LOL. Her album “Happier than Ever” is actually quite good. Track 4 “My Future” and Tracks 3 & 7 are worth a listen. Track 14 might be crazy wild with BACCH
The buzz on the first few notes of the first track used to be present on my headphones only but since I upgraded 5 ac cables the buzz is no longer on my headphones but on my speakers. The remainder of the disc is much more bass heavy without the buzz. The 5 upgraded ac cables has improved the sound of my system.
does the album have a name?
Happier than ever. Billie Eislish 2nd disc. I get a rumble rattling during early few low notes but it stops and the disc goes very bassy no rattle.
There have been several occasions in the last few years when I have thought my system was distorting in one way or another.
Each time it turned to be part of the music being played.

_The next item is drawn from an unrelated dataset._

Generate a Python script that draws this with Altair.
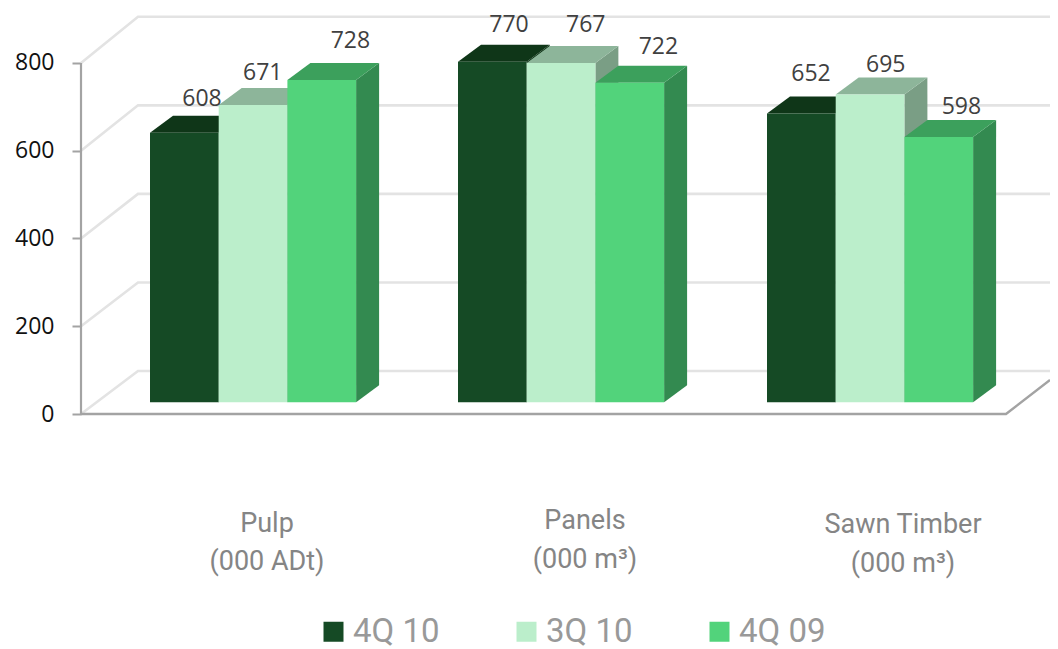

Problem is, after so many years of recording quality improving (massively, for anyone on a budget) is that many (mostly younger) creators are pushing back against this and searching for “authentic” and analogue style sounds, hence all the sampled record scratches, “bitcrusher” FX and many many others.
Doesn’t help that many, maybe most producers / engineers never had to mix for anything other than digital until recently, so were not as aware of things like keeping deep bass in phase, not distorting it, not putting loads of reverb on it etc. etc.
All rules to be broken when appropriate of course, but not just for the sake of it.
Edit - also monitoring final mixes on smaller speakers only, which risks making bass sound massive on those, but downright weird on full frequency range systems such as many here own.
.
Meanwhile electric guitarists have been distorting since forever
I just listened to “Getting Older”, and other than the intentional heavily reverbed synthesizer, do not hear any distortion.
The music source is the regular CD
I am listening loud when I hear the rattling and it’s only the first few notes.
have a decibel measurement, eg from iphone?